Para David Epelbaum Zimerman (1930-2014), médico, psiquiatra e eminente psicanalista gaúcho, caberia acrescentar um quarto tipo de vínculo, o do Reconhecimento. O vínculo do reconhecimento nas quatro acepções que ele permite: “Re-conhecimento”, que é voltar a (re)conhecer o que preexiste dentro de si; “Reconhecimento do outro”, isso é, entender que o outro não é um mero espelho de si, mas alguém que tem a sua própria individualidade, o que é fundamental para o crescimento psíquico e o respeito às diferenças; “Ser reconhecido aos outros”, a capacidade de consideração e de gratidão em relação aos outros; e, finalmente, “Ser reconhecido pelos outros”. Nas palavras de Zimerman: – “Não é possível conceber qualquer relação humana em que não esteja presente a necessidade de algum tipo de um mútuo reconhecimento, o qual é vital para a manutenção da autoestima e a construção de um definido sentimento de identidade”.

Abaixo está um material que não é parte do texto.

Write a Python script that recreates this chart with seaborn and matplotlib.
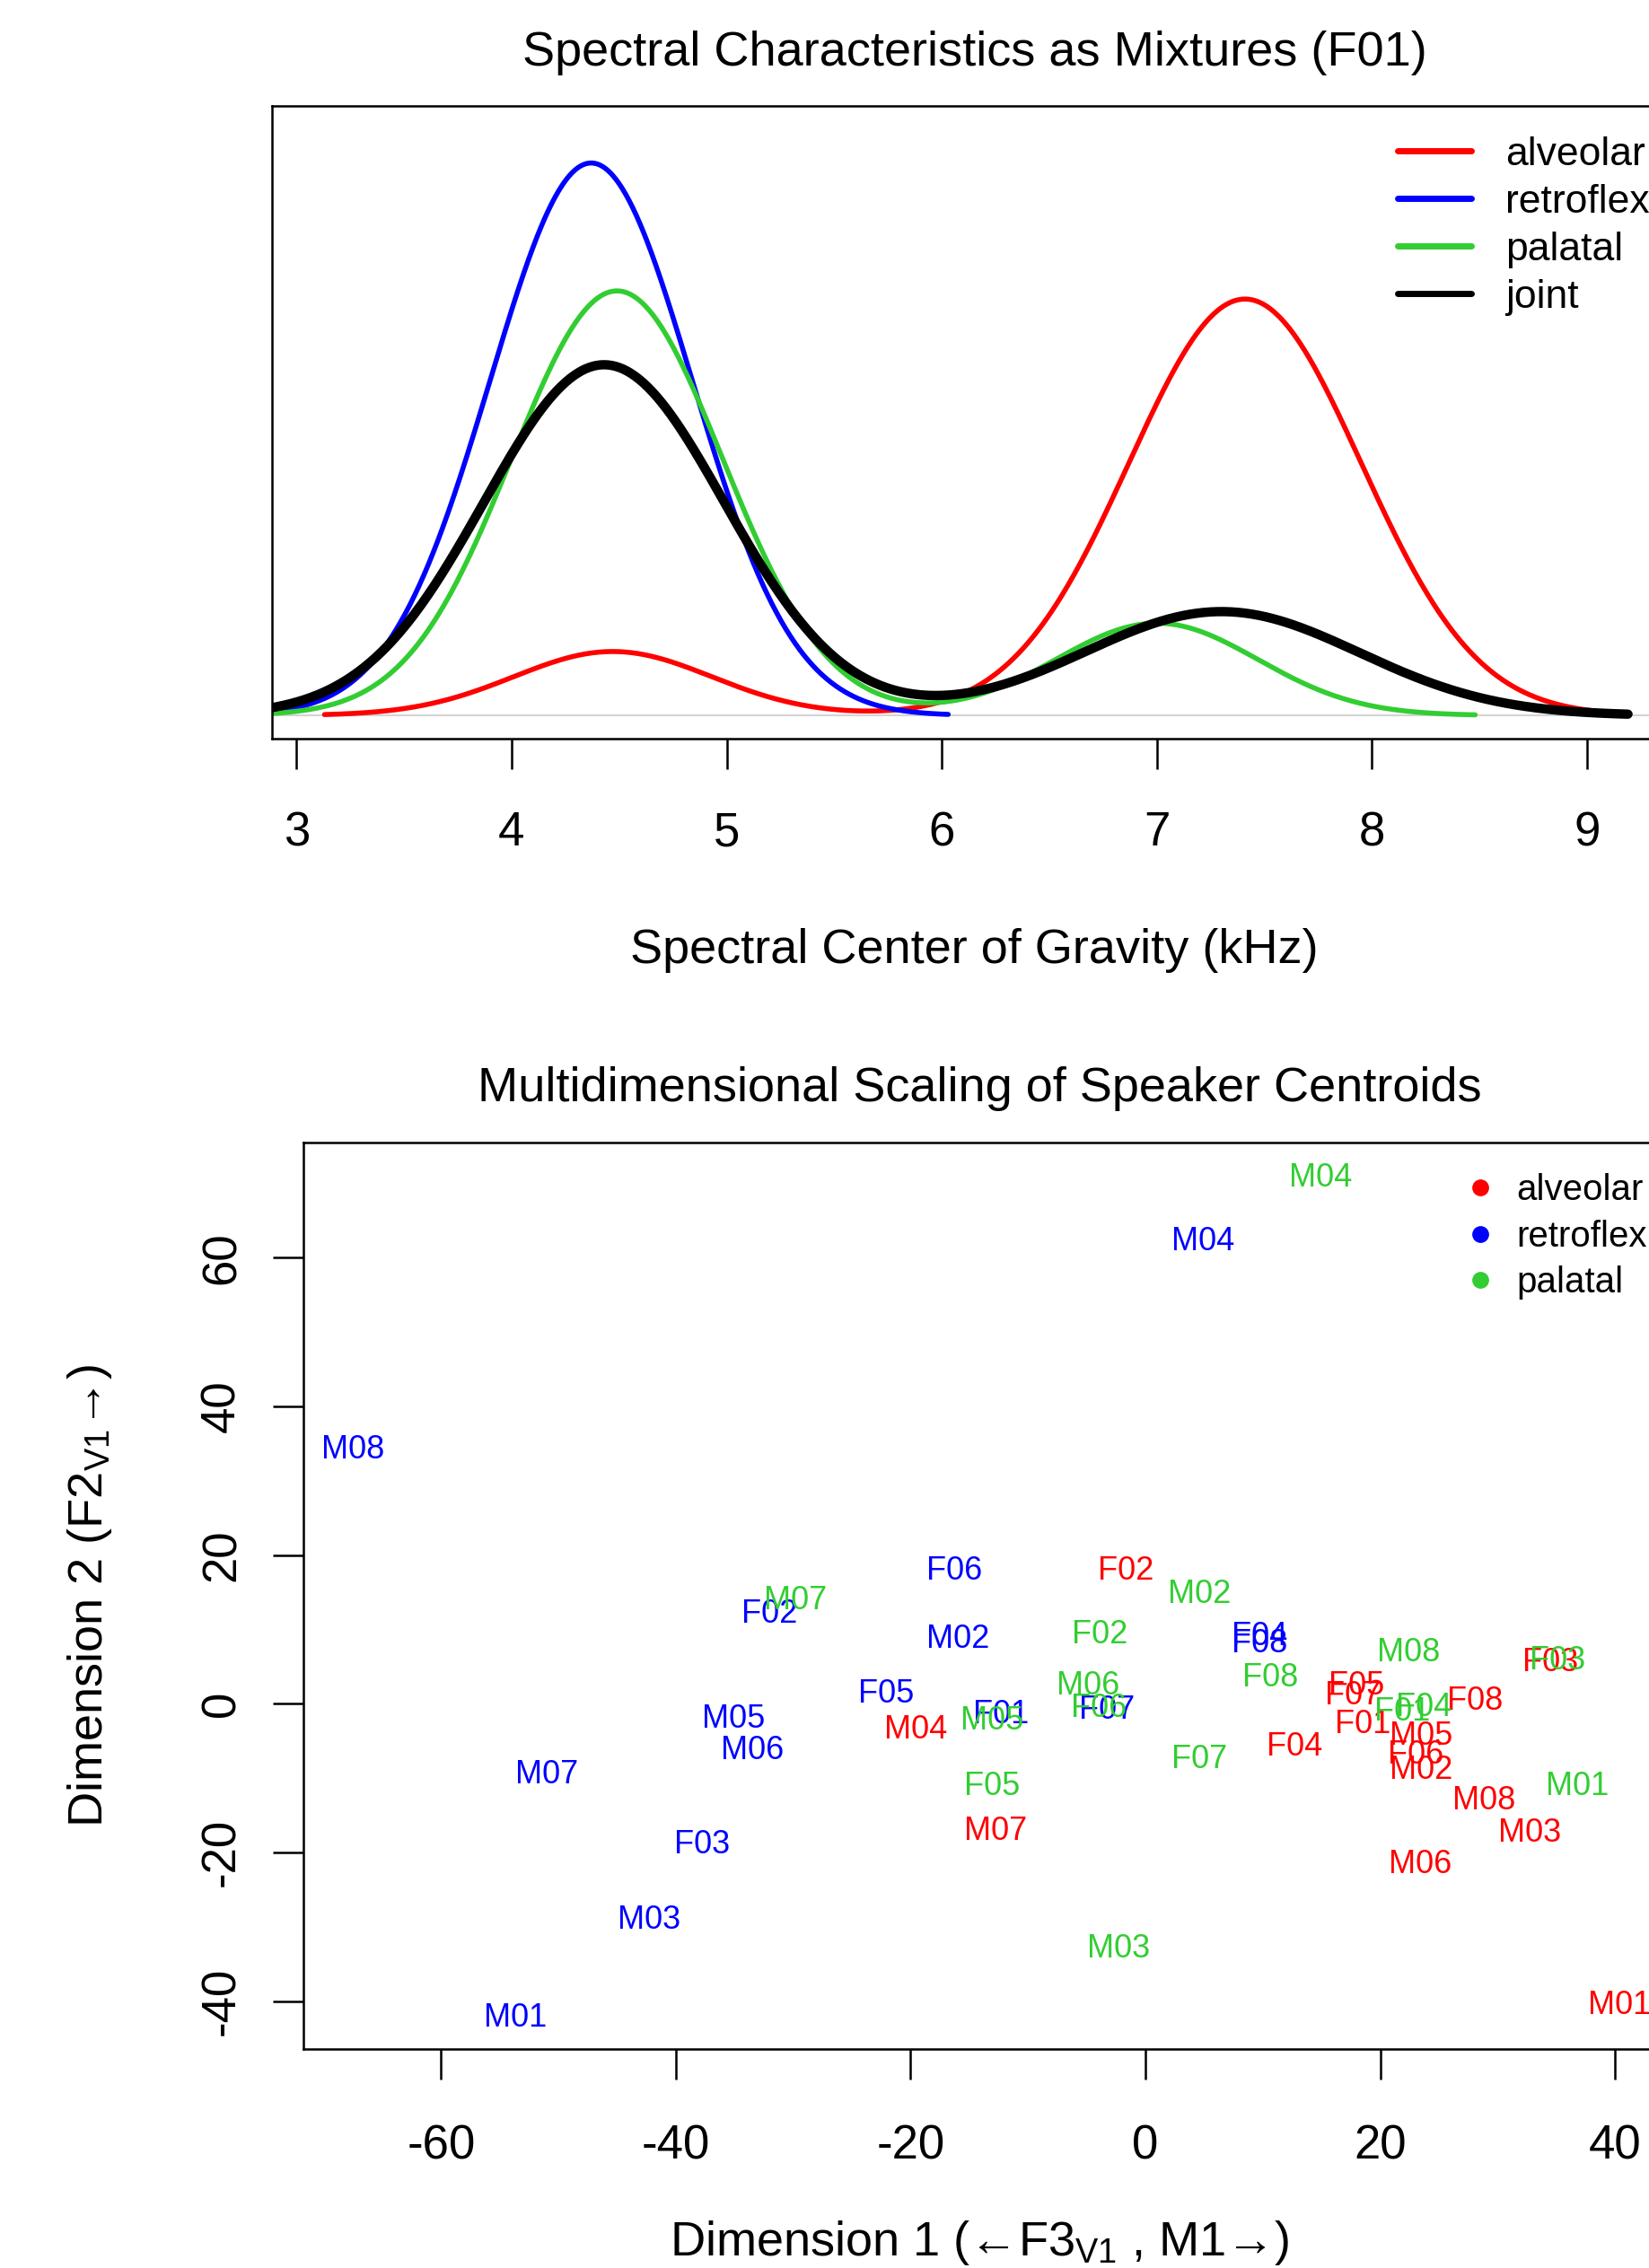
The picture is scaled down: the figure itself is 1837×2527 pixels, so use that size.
import numpy as np
import pandas as pd
import seaborn as sns
import matplotlib.pyplot as plt
from matplotlib.lines import Line2D

# ---- top panel: two-component mixture for each class (kHz, relative height) ----
classes = ["alveolar", "retroflex", "palatal", "joint"]
class_colors = ["#FF0000", "#0000FF", "#32CD32", "#000000"]
low_mean = [4.47, 4.37, 4.49, 4.43]
low_sd = [0.46, 0.47, 0.49, 0.56]
low_height = [0.149, 1.287, 0.989, 0.817]
high_mean = [7.41, 7.00, 7.00, 7.30]
high_sd = [0.54, 0.50, 0.47, 0.64]
high_height = [0.970, 0.0, 0.215, 0.242]
x_start = [3.13, 2.80, 2.80, 2.80]
x_end = [9.20, 6.03, 8.48, 9.19]
khz_ticks = [3, 4, 5, 6, 7, 8, 9]

# ---- bottom panel: MDS speaker centroids ----
alv_labels = ["F01", "F02", "F03", "F04", "F05", "F06", "F07", "F08",
              "M01", "M02", "M03", "M04", "M05", "M06", "M07", "M08"]
alv_x = [18.5, -1.7, 34.5, 12.7, 18.0, 23.0, 17.7, 28.1,
         40.4, 23.5, 32.7, -19.6, 23.5, 23.4, -12.8, 28.8]
alv_y = [-2.3, 18.3, 6.0, -5.3, 2.9, -6.4, 1.6, 0.8,
         -40.1, -8.5, -16.9, -3.1, -3.9, -21.2, -16.7, -12.6]

ret_labels = ["F01", "F02", "F03", "F04", "F05", "F06", "F07", "F08",
              "M01", "M02", "M03", "M04", "M05", "M06", "M07", "M08"]
ret_x = [-12.3, -32.0, -37.8, 9.7, -22.1, -16.3, -3.3, 9.7,
         -53.7, -16.0, -42.3, 4.9, -35.1, -33.5, -51.0, -67.5]
ret_y = [-1.0, 12.5, -18.5, 9.5, 1.8, 18.3, -0.4, 8.5,
         -41.8, 9.1, -28.6, 62.6, -1.6, -5.8, -9.1, 34.6]

pal_labels = ["F01", "F02", "F03", "F04", "F05", "F06", "F07", "F08",
              "M01", "M02", "M03", "M04", "M05", "M06", "M07", "M08"]
pal_x = [21.9, -3.9, 35.1, 23.7, -13.1, -4.0, 4.6, 10.6,
         36.8, 4.6, -2.3, 14.9, -13.1, -4.9, -29.8, 22.4]
pal_y = [-0.6, 9.7, 6.2, 0.0, -10.7, -0.1, -7.0, 3.9,
         -10.7, 15.2, -32.5, 71.2, -1.8, 2.9, 14.4, 7.4]

mds_classes = ["alveolar", "retroflex", "palatal"]
dim1_ticks = [-60, -40, -20, 0, 20, 40]
dim2_ticks = [-40, -20, 0, 20, 40, 60]

sns.set_theme(style="ticks")
plt.rcParams["font.family"] = ["Liberation Sans", "DejaVu Sans"]
plt.rcParams["mathtext.fontset"] = "custom"
plt.rcParams["mathtext.rm"] = "Liberation Sans"
plt.rcParams["mathtext.it"] = "Liberation Sans:italic"
plt.rcParams["axes.unicode_minus"] = False
plt.rcParams["axes.linewidth"] = 1.8
plt.rcParams["axes.edgecolor"] = "black"
plt.rcParams["text.color"] = "black"
plt.rcParams["axes.labelcolor"] = "black"
plt.rcParams["xtick.color"] = "black"
plt.rcParams["ytick.color"] = "black"

W, H = 1837, 2527
fig = plt.figure(figsize=(W / 100, H / 100), dpi=100)


def rect(left, right, top, bottom):
    return [left / W, 1 - bottom / H, (right - left) / W, (bottom - top) / H]


tick_fs = 38
label_fs = 39

# ---------------- top panel ----------------
ax1 = fig.add_axes(rect(303, 1868.6, 117.6, 823.4))
rows = []
for i, name in enumerate(classes):
    xs = np.linspace(x_start[i], x_end[i], 600)
    ys = (low_height[i] * np.exp(-0.5 * ((xs - low_mean[i]) / low_sd[i]) ** 2)
          + high_height[i] * np.exp(-0.5 * ((xs - high_mean[i]) / high_sd[i]) ** 2))
    rows.append(pd.DataFrame({"khz": xs, "dens": ys, "cls": name}))
curves = pd.concat(rows, ignore_index=True)

ax1.axhline(0, color="#d3d3d3", lw=1.5, zorder=0)
for i, name in enumerate(classes):
    d = curves[curves["cls"] == name]
    sns.lineplot(data=d, x="khz", y="dens", color=class_colors[i],
                 lw=7.5 if name == "joint" else 4.0, sort=False,
                 estimator=None, ax=ax1, legend=False)

ax1.set_xlim(2.886, 9.42)
ax1.set_ylim(-0.0548, 1.4208)
ax1.set_xticks(khz_ticks)
ax1.set_xticklabels([str(t) for t in khz_ticks])
ax1.set_yticks([])
ax1.tick_params(axis="x", direction="out", length=24.5, width=1.8,
                pad=33, labelsize=tick_fs)
ax1.set_xlabel("Spectral Center of Gravity (kHz)", fontsize=label_fs)
ax1.xaxis.label.set_va("center")
ax1.xaxis.set_label_coords(0.5, -0.3335)
ax1.set_ylabel("")
ax1.set_title("Spectral Characteristics as Mixtures (F01)", fontsize=label_fs,
              y=1.0713, va="center")

handles1 = [Line2D([0], [0], color=c, lw=5, solid_capstyle="round")
            for c in class_colors]
ax1.legend(handles1, classes, loc="upper left",
           bbox_to_anchor=(1557 / W, 1 - 152 / H), bbox_transform=fig.transFigure,
           frameon=False, fontsize=32, handlelength=1.85, handletextpad=0.86,
           labelspacing=0.27, borderpad=0, borderaxespad=0)

# ---------------- bottom panel ----------------
ax2 = fig.add_axes(rect(338.4, 1844.9, 1273, 2283.4))
groups = [(alv_labels, alv_x, alv_y), (ret_labels, ret_x, ret_y),
          (pal_labels, pal_x, pal_y)]
for (labs, xs, ys), col in zip(groups, class_colors[:3]):
    for lab, x, y in zip(labs, xs, ys):
        ax2.text(x, y, lab, color=col, fontsize=26, ha="center",
                 va="center_baseline", clip_on=True)

ax2.set_xlim(-71.7, 43.5)
ax2.set_ylim(-46.5, 75.5)
ax2.set_xticks(dim1_ticks)
ax2.set_xticklabels([str(t) for t in dim1_ticks])
ax2.set_yticks(dim2_ticks)
ax2.set_yticklabels([str(t) for t in dim2_ticks], rotation=90, va="center")
ax2.tick_params(axis="both", direction="out", length=24.5, width=1.8,
                labelsize=tick_fs)
ax2.tick_params(axis="x", pad=35)
ax2.tick_params(axis="y", pad=23)
ax2.set_xlabel("Dimension 1 (\u2190F3$_{\\mathrm{V1}}$ , M1\u2192)",
               fontsize=label_fs)
ax2.xaxis.label.set_va("center")
ax2.xaxis.set_label_coords(0.5, -0.2132)
ax2.set_ylabel("Dimension 2 (F2$_{\\mathrm{V1}}$\u2192)", fontsize=label_fs)
ax2.yaxis.label.set_va("center")
ax2.yaxis.set_label_coords(-0.1582, 0.5)
ax2.set_title("Multidimensional Scaling of Speaker Centroids", fontsize=label_fs,
              y=1.051, va="center")

handles2 = [Line2D([0], [0], color=c, marker="o", linestyle="none",
                   markersize=13.5, markeredgewidth=0)
            for c in class_colors[:3]]
ax2.legend(handles2, mds_classes, loc="upper left",
           bbox_to_anchor=(1637 / W, 1 - 1307 / H), bbox_transform=fig.transFigure,
           frameon=False, fontsize=29, handlelength=0.6, handletextpad=0.69,
           labelspacing=0.34, borderpad=0, borderaxespad=0)

fig.savefig("out.png", dpi=100)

A menina brinca com a avó no conforto do apartamento da família, reconhecem-se uma à outra. Crianças pulam nos colchões dispostos na quadra de esportes do abrigo improvisado. Criam-se e recriam-se vínculos, é preciso reconstruir identidades, sonhos e esperanças. Também novos vínculos de confiança em gestores, administradores, detentores de cargos públicos. É preciso que se reconheçam erros, fraturas e negacionismos, para que tanto sofrimento não reste em vão.
De um laço de fita do cabelo, a menina improvisa um lenço e seca os olhos da avó. Elas sorriem. Depois de um mês, a chuva parece ter desistido e espera-se que um quero-quero apareça na janela com um ramo de oliveira.